There’s also a good introduction of Mykelti Williamson as a new character, a bad guy who is as menacing as he is folksy.

As for “Alcatraz,” I think this week’s episode, “Kit Nelson,” was my favorite so far.

If you haven’t seen “Alcatraz,” the show’s mythology is that, in 1963, the San Francisco island prison wasn’t shut down because all the prisoners were transferred. No, it was shut down because 300 prisoners and guards disappeared.

Now, a half-century later, those prisoners are reappearing, and a crew of cops and experts is pursuing them. Sam Neill, Sarah Jones and Jorge Garcia make up the solid cast of investigators.

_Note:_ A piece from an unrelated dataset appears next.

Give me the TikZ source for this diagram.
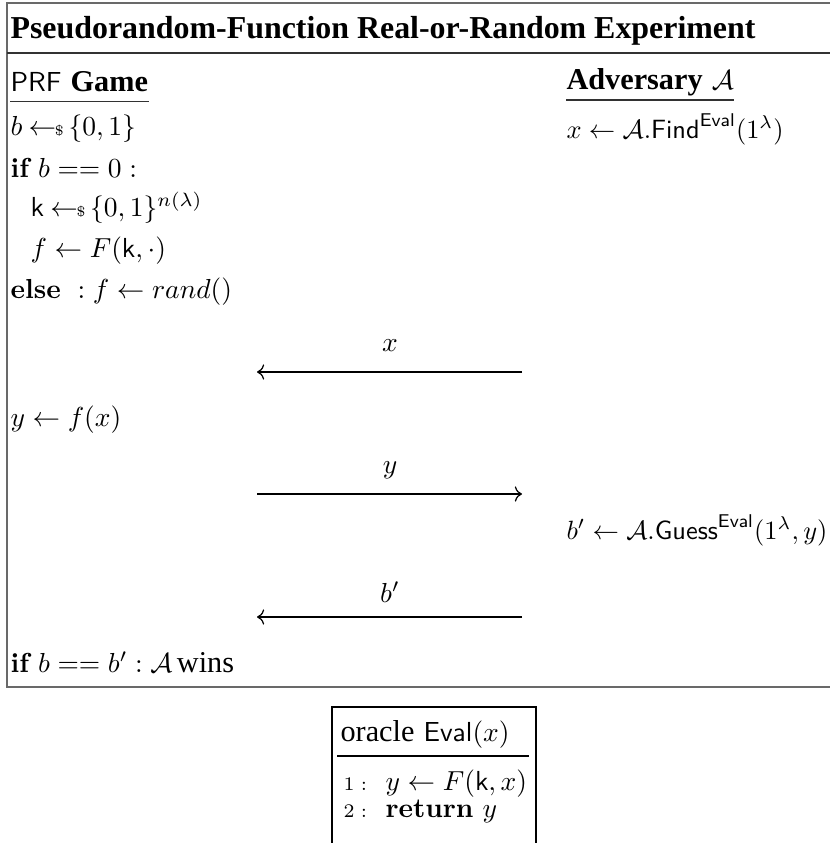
\documentclass[tikz,border=0pt]{standalone}
\usepackage{amsmath,amssymb}
\usepackage{graphicx}
\usepackage{fontspec}
\usepackage{xcolor}
\usepackage{tikz}
\usetikzlibrary{arrows.meta, positioning}
\newfontfamily\palfont{Liberation Serif}
\definecolor{framegray}{RGB}{105, 105, 105}
\definecolor{rulegray}{RGB}{50, 50, 50}
\newcommand{\smpl}{\hskip2.3pt{\gets\!\!\mbox{\tiny$\$$}}\,}
\newcommand{\headtxt}[1]{{\palfont\fontsize{11}{13}\selectfont #1}}

\begin{document}
\begin{tikzpicture}[
    x=0.3636pt, y=-0.3636pt,
    txt/.style={anchor=west, inner sep=0pt},
    lbl/.style={inner sep=0pt},
    frame/.style={draw=framegray, line width=0.6pt},
    rule/.style={draw=rulegray, line width=0.45pt},
    msg/.style={-{To[length=2.6pt, width=5.5pt]}, line width=0.45pt}
]
\useasboundingbox (0,0) rectangle (830,843);

\draw[frame] (7,3) rectangle (845,687);
\draw[rule] (7,53) -- (845,53);

\node[txt] (title) at (10,31) {\palfont\fontsize{11.6}{14}\selectfont\bfseries Pseudorandom-Function Real-or-Random Experiment};

\node[txt] (game) at (10,82) {\textsf{PRF} \headtxt{\bfseries Game}};
\node[txt] (adv) at (566,82) {\headtxt{\bfseries Adversary} $\mathcal{A}$};
\draw[rule] ([yshift=-3.2pt]game.south west) -- ([yshift=-3.2pt]game.south east);
\draw[rule] ([yshift=-1.3pt]adv.south west) -- ([yshift=-1.3pt]adv.south east);

\node[txt] (bsmp) at (10,129) {$b \smpl \{0,1\}$};
\node[txt] (find) at (566,129) {\scalebox{0.96}{$x \gets \mathcal{A}.\mathsf{Find}^{\mathsf{Eval}}(1^\lambda)$}};
\node[txt] (ifb) at (10,168) {$\textbf{if}\ b == 0:$};
\node[txt] (ksmp) at (30,208) {$\mathsf{k} \smpl \{0,1\}^{n(\lambda)}$};
\node[txt] (fdef) at (30,251) {$f \gets F(\mathsf{k},\cdot)$};
\node[txt] (elsef) at (10,292) {$\textbf{else}\ : f \gets rand()$};

\coordinate (xfrom) at (522,372);
\coordinate (xto) at (257,372);
\node[lbl] (xlbl) at (390,346) {$x$};
\draw[msg] (xfrom) -- (xto);

\node[txt] (ycomp) at (10,420) {$y \gets f(x)$};

\coordinate (yfrom) at (257,494);
\coordinate (yto) at (522,494);
\node[lbl] (ylbl) at (390,470) {$y$};
\draw[msg] (yfrom) -- (yto);

\node[txt] (guess) at (566,530) {\scalebox{0.96}{$b' \gets \mathcal{A}.\mathsf{Guess}^{\mathsf{Eval}}(1^\lambda, y)$}};

\coordinate (bfrom) at (522,617);
\coordinate (bto) at (257,617);
\node[lbl] (blbl) at (390,592) {$b'$};
\draw[msg] (bfrom) -- (bto);

\node[txt] (win) at (10,662) {$\textbf{if}\ b == b' : \mathcal{A}\,$\headtxt{wins}};

\draw[line width=0.45pt] (332,707) rectangle (536,870);
\node[txt] (orc) at (340,734) {\headtxt{oracle} $\mathsf{Eval}(x)$};
\draw[line width=0.45pt] (337,756) -- (529,756);
\node[txt] (ln1) at (343,784) {\scriptsize $1:$};
\node[txt] (st1) at (385,784) {$y \gets F(\mathsf{k},x)$};
\node[txt] (ln2) at (343,811) {\scriptsize $2:$};
\node[txt] (st2) at (385,811) {$\textbf{return}\ y$};
\end{tikzpicture}
\end{document}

This week’s show teased us with a little more mythology of the show. Remember Dr. Beauregard, the unseen medical officer of the modern-day prison in which Neill’s character is lodging recovered prisoners? This week’s episode revealed that Beauregard is not only Neill’s medical shaman in the present but was also the sinister doctor at the prison in the 1960s. And he hasn’t aged a day.

That little revelation, plus the beginning of a mystery involving Jones’ grandfather — a convict on the loose in modern San Francisco — and tidbits about the traumatic past of Garcia’s character are enough to allay my worries that the show might too easily fall into the “escaped prisoner of the week” trap.

And since the show is from “Lost” producer J.J. Abrams, I had to laugh when, out of nowhere, the show introduced a hatch in the middle of the woods from which a kidnapped boy escaped.

I’m not surprised to be enjoying “Justified” this much. I am a little surprised — pleasantly surprised — to be digging “Alcatraz” so much.